KINGMAN – Revenue collections from the City’s sales tax have continued to increase throughout the past six months, even more so when taking into account the additional 1 percent Transaction Privilege Tax increase, which according to City Finance Director Tina Moline surpassed the $3.1 million projection.
Moline presented fourth and final quarter financial data on sales tax revenue collections to Council at its meeting Tuesday. The City in Fiscal Year 2018 collected $21.8 million, including the 1 percent TPT increase, which is up 24 percent from last year.
“We had estimated that we would receive $3.1 million from that 1 percent, and we did,” Moline said. “We beat that just barely by about 2.4 percent, $3.174 million is what we collected during this period.”
Those collections are awarded to pavement preservation and capital improvement projects, equally split at about $1.587 million for each.
Part of the data Moline presented excluded the additional 1 percent increase so as to enable the City to accurately compare figures from fiscal years 2016, 2017 and 2018.
“We ended Fiscal Year 18 with our retail business code being our primary contributor to those revenues,” Moline told Council. “That is nothing out of the ordinary.”
Retail collections increased by about 5.5 percent from the last fiscal year and make up about 61 percent, approximately $11 million, of the $18.5 million collected by the City in FY18. Those figures exclude the 1 percent TPT increase and amount to a 5.9 percent total increase in collections from FY17.
Most of the five major revenue generators in the retail category saw increases with the exception of food and beverage stores being down from $387,393 in FY17 to $361,178, and general merchandise stores from $1.077 million to $1.075 million.

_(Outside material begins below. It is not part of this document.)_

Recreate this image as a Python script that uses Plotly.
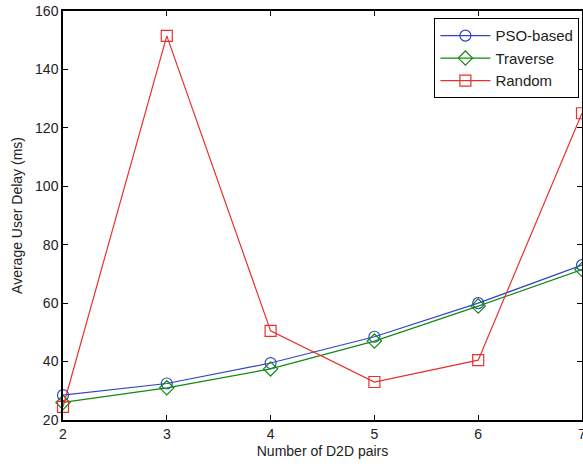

Motor vehicle and parts dealers, durable goods wholesalers, and building material and garden equipment supplies all saw collection increases.
“We always need to think about any sort of retailers that might be under construction or might be remodeling or might be closed for business for a short period of time, and that is part of the reason for this decline,” Moline said of food and beverage, and general merchandise. “If we were to have collected some of those sales, we would be above where we were in FY17, so certainly nothing to be alarmed about.”
Restaurants and bars was the next largest contributing category and brought in about $2.9 million, followed by hotels at approximately $1.8 million. Those three largest categories comprise about 85 percent of collections, with the approximate 15 percent remaining coming from construction, utilities, residential and commercial leases, tangible personal property and leases, and “other.”
Construction collections didn’t quite reach $1 million and came in at about $950,000. However, Moline noted that is a substantial increase from the last fiscal year.
“Real important to point out is that construction sales tax, we see there that it’s almost a 22 percent increase,” she said. “And you can look around and that’s easy to notice.”